Many of you will be highly familiar with the distinctive style of Wes Anderson’s movies. Whether it’s the colour palette or dialogue, the movies are easily identifiable as the works of the esteemed director. However, what is it that truly makes his films so recognisable?
Born on May 1st 1969, Wesley Wales Anderson is an American filmmaker known for his unique style and distinguishable movies. He has directed and co-written many popular films such as The Grand Budapest Hotel (2014), Fantastic Mr Fox (2009) and The Darjeeling Limited (2007). He is known for the aberrant and fantastical style of his movies, receiving both praise and criticism for the way he chooses to present his films.
There are several tell-tale characteristics of Anderson’s work. One of the main techniques prevalent in his films is the use of symmetry – Anderson’s balanced framing creates a sense of comfort and order throughout. He also regularly utilises slow motion shots, perfectly capturing the essence of pivotal cinematic moments and evoking a sense of nostalgia. Some distinctive camerawork traits of his films are long, lateral tracking shots where the camera follows a character’s movements, usually on a dolly, for an extended period of time. In addition, whip pans, where the fast panning of a camera creates a horizontal blur, are common. Anderson also makes use of carefully arranged flat lays, a bird’s eye view on an array of intricately laid out objects, throughout his movies. The colour palette of Anderson’s works set them apart from most other movies. His use of vividly saturated colours and narrow palette is a characteristic that immediately makes you think his name and adds to the fantasy and surrealism of his movies.
When watching a Wes Anderson film, you may pick up on how the background has an artificial, two dimensional sense to it. This is due to what American film theorist David Bordwell describes as planimetric composition. Planimetric composition is when the camera is perpendicular to elements of the scene, presenting these as flat planes relative to the camera. Characters will typically move horizontally or vertically to maintain this imagery. Brodwell also explains compass point editing, where one planimetric shot is followed by a reverse planimetric shot, another idea pervasive within the style of Anderson. This use of planimetric composition creates a deadpan comic quality.
Dialogue within a Wes Anderson movie is also quite dry and inexpressive. Characters tend to have straight faced reactions and a humourless delivery of lines, often with pauses between responses.
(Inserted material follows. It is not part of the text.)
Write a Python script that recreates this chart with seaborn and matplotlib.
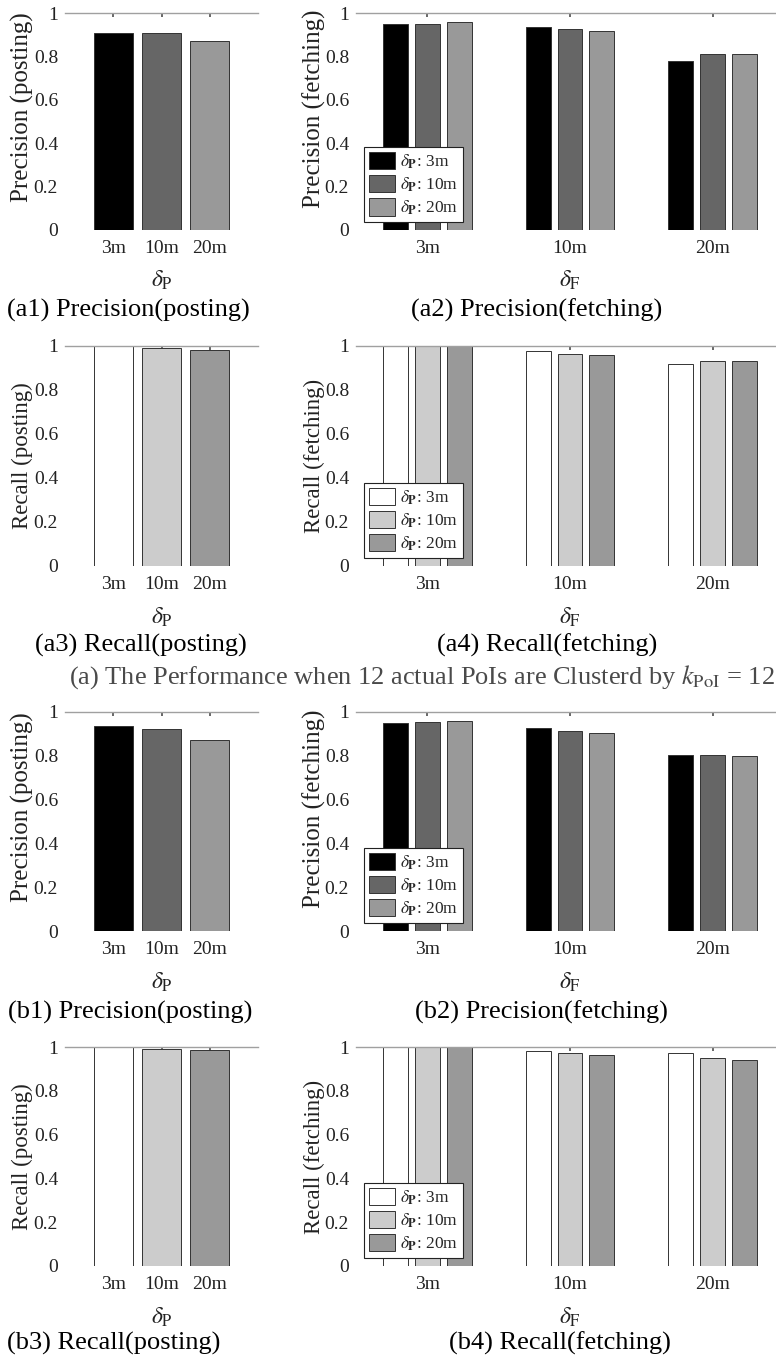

This adds to the comedy as the unrealism and nonchalance enhance the hilarity of the situation. A common factor across Anderson’s movies is the actors within them. There are several reoccurring actors that he works with: familiar faces such as Owen Wilson, Bill Murray, Adrien Brody and Tilda Swinton. They are a contributing factor to the consistency and recognisability of the films.
Overall, the most notable quality of Wes Anderson’s movies is the non-naturalistic style, the all-encompassing reason for his aforementioned characteristics. Anderson is telling a story, and wants his audience to know he is telling a story. Rather than trying to make the events seem real, he highlights their surrealism through his use of colour, dialogue and camera work. His films have shaky camera shots that make you aware that there is a camera filming them, Moonrise Kingdom has a narrator that speaks directly to the camera, The Grand Budapest Hotel is a story within a story, Rushmore has curtains which open and close in the style of a play. The audience is made aware throughout that they are watching a movie. This brings together Anderson’s style of film, where he explores adult concepts in a whimsical, childlike way, and ultimately creates what is such a unique and trademark cinematography.